Where she keeps her money and her tiny notebook of sales and expenses.

She hands me a 2000 shillling note and says something in a small voice.

I have to ask her to repeat it three more times before I hear it: maji.

I buy her a bottle and she sits up, one side of her face still covered,

And washes her hands.

She reaches out to where I’m sitting and picks a splinter of wood from the table

And uses it to clean beneath her fingernails.

She pours water over her hands again, then splashes some on her face.

She sits up a minute, then retreats under her blanket again.

Later, she makes a call and a motorcycle comes to pick her up.

When she returns an hour later, she is all joy and teasing again,

Reaching her hand over to Shaban and demanding an apology.

I learned the rest in pieces throughout the day.

Shaban had made a sexual joke about Mama Suzie,

Announcing on his megaphone that they were leaving together

To find a hotel in town.

But Baba Suzie has just left her, just recently,

After months of cheating and lying.

Now that she’s alone, she’s finding she doesn’t have male friends she can trust.

Kutania means “to joke with” or “tease,” and this happens often in the market, especially between men and women. In the beginning, I often thought people were fighting, and my friend would nudge me and say, “They’re just teasing.” This brings to mind a few classic anthropological pieces. First, in T.O. Beidelman’s “Utani” (1966), he analyzes formal joking relationships among the Kaguru of central Tanzania. The root word is -tani : kutania is to joke, utani is a joking relationship, and mtani is a joking partner. Among the Kaguru, and in several other Tanzanian groups, there are formal “joking” relationships between people of different clans or tribes - often those who intermarry. The jokes generally occurred in the form of insults or play-fighting, as I have witnessed at the market, but seem to have been much more formal in the past.

Beidelman concludes that these relationships are closely tied to concepts of pollution: in situations closely related to sex and death, joking partners were responsible for reestablishing moral order. When I stayed in southern Tanzania and studied grief and mourning, I was told that someone’s mtani would be of a different tribe and was responsible for bathing their partner’s corpse before burial.
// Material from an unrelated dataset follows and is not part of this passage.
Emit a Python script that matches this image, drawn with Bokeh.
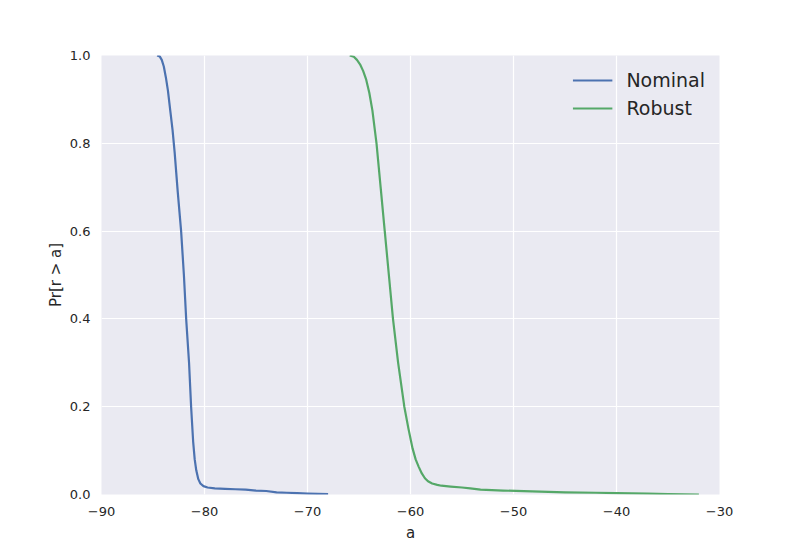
from bokeh.plotting import figure
from bokeh.models import FixedTicker, CustomJSTickFormatter, Legend, LegendItem, Range1d
from bokeh.embed import file_html
from bokeh.resources import INLINE

# Nominal survival curve: Pr[r > a]
nominal_a = [-84.6, -84.35, -84.15, -83.95, -83.75, -83.55, -83.3, -83.1, -82.9, -82.6,
             -82.27, -82.0, -81.78, -81.5, -81.3, -81.1, -80.95, -80.8, -80.6, -80.4,
             -80.1, -79.7, -79.0, -78.0, -77.0, -76.0, -75.0, -74.0, -73.0, -72.0,
             -71.0, -70.0, -69.0, -68.0]
nominal_p = [1.0, 0.998, 0.99, 0.975, 0.95, 0.92, 0.87, 0.83, 0.78, 0.69,
             0.6, 0.5, 0.4, 0.3, 0.2, 0.12, 0.08, 0.055, 0.035, 0.025,
             0.019, 0.016, 0.014, 0.013, 0.012, 0.011, 0.009, 0.008, 0.005, 0.004,
             0.003, 0.002, 0.0015, 0.001]

# Robust survival curve
robust_a = [-65.9, -65.5, -65.2, -64.9, -64.6, -64.3, -64.0, -63.7, -63.3, -62.9,
            -62.5, -62.1, -61.7, -61.2, -60.6, -60.2, -59.8, -59.5, -59.2, -58.9,
            -58.6, -58.3, -57.9, -57.4, -57.0, -56.1, -55.0, -54.2, -53.2, -51.0,
            -49.0, -45.0, -42.0, -40.0, -37.0, -35.0, -32.0]
robust_p = [1.0, 0.997, 0.99, 0.98, 0.965, 0.945, 0.915, 0.875, 0.8, 0.7,
            0.6, 0.5, 0.4, 0.3, 0.2, 0.15, 0.105, 0.08, 0.063, 0.048,
            0.037, 0.03, 0.025, 0.022, 0.02, 0.018, 0.016, 0.014, 0.011, 0.009,
            0.0075, 0.005, 0.004, 0.003, 0.002, 0.001, 0.0]

x_ticks = [-90, -80, -70, -60, -50, -40, -30]
y_ticks = [0.0, 0.2, 0.4, 0.6, 0.8, 1.0]

p = figure(width=800, height=550, output_backend="svg", toolbar_location=None,
           x_range=Range1d(-90, -30), y_range=Range1d(0, 1),
           min_border_left=101, min_border_right=81, min_border_top=55, min_border_bottom=56)

p.background_fill_color = "#EAEAF2"
p.border_fill_color = "white"
p.outline_line_color = None

for ax in (p.xaxis[0], p.yaxis[0]):
    ax.axis_line_color = None
    ax.major_tick_line_color = None
    ax.minor_tick_line_color = None
    ax.major_label_text_font = "DejaVu Sans"
    ax.major_label_text_font_size = "13px"
    ax.major_label_text_color = "#262626"
    ax.axis_label_text_font = "DejaVu Sans"
    ax.axis_label_text_font_size = "15px"
    ax.axis_label_text_font_style = "normal"
    ax.axis_label_text_color = "#262626"

p.xaxis.ticker = FixedTicker(ticks=x_ticks)
p.yaxis.ticker = FixedTicker(ticks=y_ticks)
p.xaxis.formatter = CustomJSTickFormatter(code="return (tick < 0 ? '\u2212' : '') + Math.abs(tick).toFixed(0);")
p.yaxis.formatter = CustomJSTickFormatter(code="return tick.toFixed(1);")
p.xaxis.major_label_standoff = 6
p.yaxis.major_label_standoff = 5
p.xaxis.axis_label = "a"
p.yaxis.axis_label = "Pr[r > a]"
p.xaxis.axis_label_standoff = 5
p.yaxis.axis_label_standoff = 2

p.xgrid.grid_line_color = "white"
p.ygrid.grid_line_color = "white"
p.xgrid.grid_line_width = 1.2
p.ygrid.grid_line_width = 1.2

r1 = p.line(nominal_a, nominal_p, line_color="#4C72B0", line_width=2.2, line_join="round")
r2 = p.line(robust_a, robust_p, line_color="#55A868", line_width=2.2, line_join="round")

legend = Legend(items=[LegendItem(label="Nominal", renderers=[r1]),
                       LegendItem(label="Robust", renderers=[r2])],
                location="top_right")
legend.background_fill_alpha = 0
legend.border_line_color = None
legend.label_text_font = "DejaVu Sans"
legend.label_text_font_size = "19px"
legend.label_text_color = "#262626"
legend.glyph_width = 40
legend.glyph_height = 22
legend.label_height = 22
legend.spacing = 6
legend.margin = 14
legend.padding = 8
legend.label_standoff = 14
p.add_layout(legend, "center")

open("out.html", "w").write(file_html(p, INLINE))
This and other manifestations I saw there of utani seemed (to me) to be manifestations of tenderness and respect. When I asked Mama Francis about joking relationships in this area, she explained that there’s a difference between kutania and utani. If someone died, or if someone got married, their mtani could block the way between their partner and the grave, or the altar, loudly demanding money before the ceremony could occur. This, she explained, was the role of the formal mtani.

However, informal joking relationships happen whenever people are in close proximity (some of the staff at my hostel confirmed this for me). Often they occur between men and women, and the jokes are of a romantic nature. There is one very old, cross-eyed man who comes to the market every few days and stops in at our booth - he is her husband, Mama Francis explains. An Pare woman makes to steal money or wares from a younger man, saying, “this is my due! I am your wife!” Laughing, he pulls the blue jeans he sells from her hand, or even chases her away. When someone pushes too hard asking me to marry him and I get annoyed, Mama Francis’s nephew pulls me aside and says, he’s just joking with you, it’s okay, don’t get mad. These aren’t jokes I am used to yet.

Keith Basso’s Portraits of “the Whiteman” (1979) also speaks to the particular occasion I described above. Basso provides examples and analysis of jokes Western Apache told about Euroamericans in the 1970s. These jokes involve mimicry and exaggeration of traits associated with white people, like asking intrusive questions, moralizing, and overusing the word “friend.” They are generally told between friends and relatives, but are not always well-received, particularly if they hit too close to home. He explains: it’s acceptable to joke about someone’s immorality if they are known to be chaste, but not if they have a reputation. In the case of Mama Suzie and Shaban, Basso’s analysis came to mind. Jokes about sexual relationships proliferate, as kinship and marriage are at the forefront of people’s minds (how many times per day is marriage proposed to me, or to one-year-old Sabrina?). But when Mama Suzie’s own marital situation fell apart, she no longer found jokes about promiscuity very funny. Shaban’s insistence, “I was just joking with her, nothing unusual or different,” and gossiping neighbors’ opinions, “Mama Suzie shouldn’t joke so much if she can’t handle the consequences” and “she has a lot of anger, that one,” faded into nodding and closed lips when the reality of her situation trickled out.

A few days before all this, I had drawn a portrait of Mama Suzie in red pencil.

Looking down at the page when I was done,

I was surprised to see how sad her eyes had come out,

This woman who was all boast and swagger at the market.

I looked closely at the reference photograph

And saw that somberness was there, too,

Or exhaustion,

Or something.

I want to do the kind of anthropology that gets to that.